* [SET EXERCISE]
Extract everything from the first line through the line with "import seaborn as sns", both ends included, except for any pictures.

* [COLLECTED DATA]
◇ ◇ ◇
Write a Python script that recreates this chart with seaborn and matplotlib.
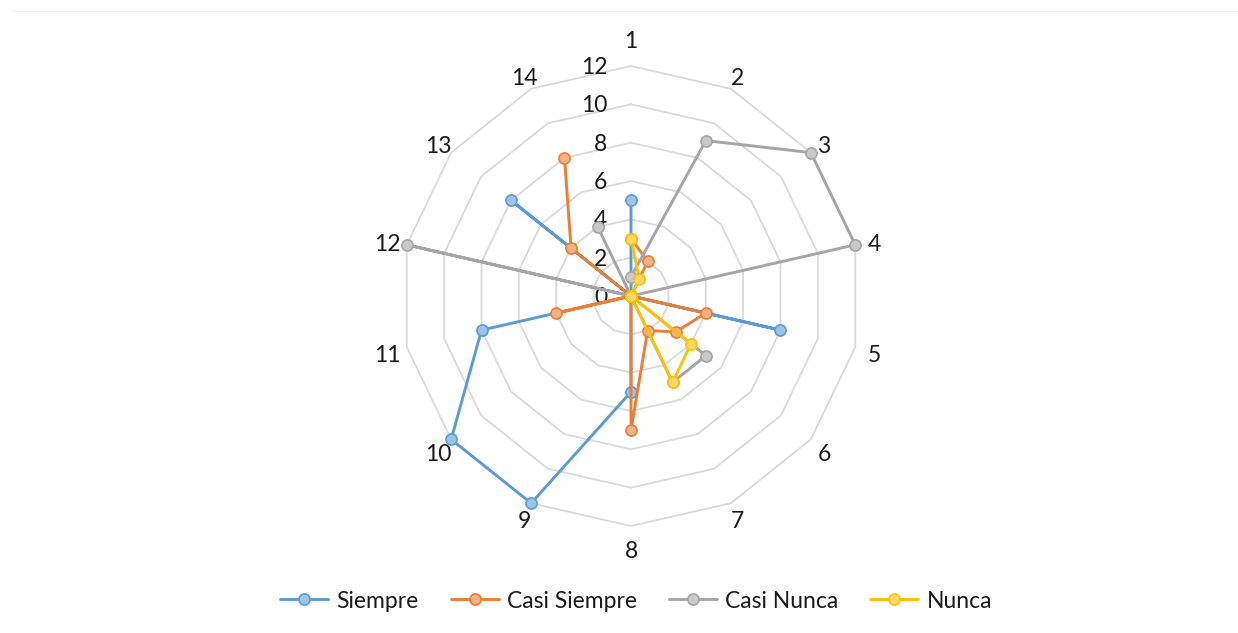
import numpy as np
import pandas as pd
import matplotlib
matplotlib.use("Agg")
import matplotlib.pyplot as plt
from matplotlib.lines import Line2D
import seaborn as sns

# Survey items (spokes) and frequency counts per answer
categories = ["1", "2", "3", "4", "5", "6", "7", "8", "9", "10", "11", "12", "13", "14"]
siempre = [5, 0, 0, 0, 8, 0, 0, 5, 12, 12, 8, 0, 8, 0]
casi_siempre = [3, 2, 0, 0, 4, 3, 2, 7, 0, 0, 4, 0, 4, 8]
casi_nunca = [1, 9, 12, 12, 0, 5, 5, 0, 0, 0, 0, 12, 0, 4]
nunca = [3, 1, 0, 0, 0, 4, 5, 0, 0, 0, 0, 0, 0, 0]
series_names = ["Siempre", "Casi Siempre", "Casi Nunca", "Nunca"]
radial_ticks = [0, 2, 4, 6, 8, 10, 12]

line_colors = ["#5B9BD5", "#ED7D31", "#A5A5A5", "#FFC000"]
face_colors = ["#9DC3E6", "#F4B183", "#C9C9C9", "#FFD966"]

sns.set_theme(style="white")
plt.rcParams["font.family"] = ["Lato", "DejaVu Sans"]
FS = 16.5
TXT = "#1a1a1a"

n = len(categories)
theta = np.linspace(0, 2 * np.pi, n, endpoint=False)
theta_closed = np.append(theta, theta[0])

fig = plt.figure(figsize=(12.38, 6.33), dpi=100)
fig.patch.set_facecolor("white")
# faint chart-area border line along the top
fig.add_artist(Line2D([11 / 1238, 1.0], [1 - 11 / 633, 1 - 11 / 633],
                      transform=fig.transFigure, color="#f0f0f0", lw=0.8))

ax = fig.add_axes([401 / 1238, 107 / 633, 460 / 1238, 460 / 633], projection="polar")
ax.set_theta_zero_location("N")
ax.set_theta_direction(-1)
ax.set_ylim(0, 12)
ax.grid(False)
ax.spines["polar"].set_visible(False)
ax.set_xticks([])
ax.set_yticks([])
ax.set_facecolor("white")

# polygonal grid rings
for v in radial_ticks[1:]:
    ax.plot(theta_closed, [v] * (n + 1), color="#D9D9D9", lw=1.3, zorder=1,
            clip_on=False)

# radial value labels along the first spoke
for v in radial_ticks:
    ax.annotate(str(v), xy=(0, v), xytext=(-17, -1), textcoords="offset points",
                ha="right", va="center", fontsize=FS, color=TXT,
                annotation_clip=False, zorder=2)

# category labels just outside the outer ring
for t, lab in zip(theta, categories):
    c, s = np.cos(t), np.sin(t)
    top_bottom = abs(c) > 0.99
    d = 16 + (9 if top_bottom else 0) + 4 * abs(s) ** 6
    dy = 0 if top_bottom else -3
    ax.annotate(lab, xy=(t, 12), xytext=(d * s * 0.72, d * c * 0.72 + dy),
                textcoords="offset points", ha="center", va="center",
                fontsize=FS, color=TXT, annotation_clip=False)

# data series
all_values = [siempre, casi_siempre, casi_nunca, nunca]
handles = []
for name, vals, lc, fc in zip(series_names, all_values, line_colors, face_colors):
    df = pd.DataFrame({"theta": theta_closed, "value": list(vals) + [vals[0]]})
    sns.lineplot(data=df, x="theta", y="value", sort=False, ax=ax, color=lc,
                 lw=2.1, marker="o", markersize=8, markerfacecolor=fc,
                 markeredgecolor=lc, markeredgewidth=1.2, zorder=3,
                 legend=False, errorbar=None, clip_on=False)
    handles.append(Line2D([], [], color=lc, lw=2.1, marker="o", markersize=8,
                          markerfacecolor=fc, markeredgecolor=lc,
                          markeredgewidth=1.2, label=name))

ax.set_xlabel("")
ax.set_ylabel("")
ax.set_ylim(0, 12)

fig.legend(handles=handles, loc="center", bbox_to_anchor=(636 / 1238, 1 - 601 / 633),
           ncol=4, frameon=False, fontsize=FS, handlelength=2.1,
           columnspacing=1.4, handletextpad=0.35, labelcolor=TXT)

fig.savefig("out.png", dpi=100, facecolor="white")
◇ ◇ ◇
* [REPLY TO THE TASK]
Write a Python script that recreates this chart with seaborn and matplotlib.
import numpy as np
import pandas as pd
import matplotlib
matplotlib.use("Agg")
import matplotlib.pyplot as plt
from matplotlib.lines import Line2D
import seaborn as sns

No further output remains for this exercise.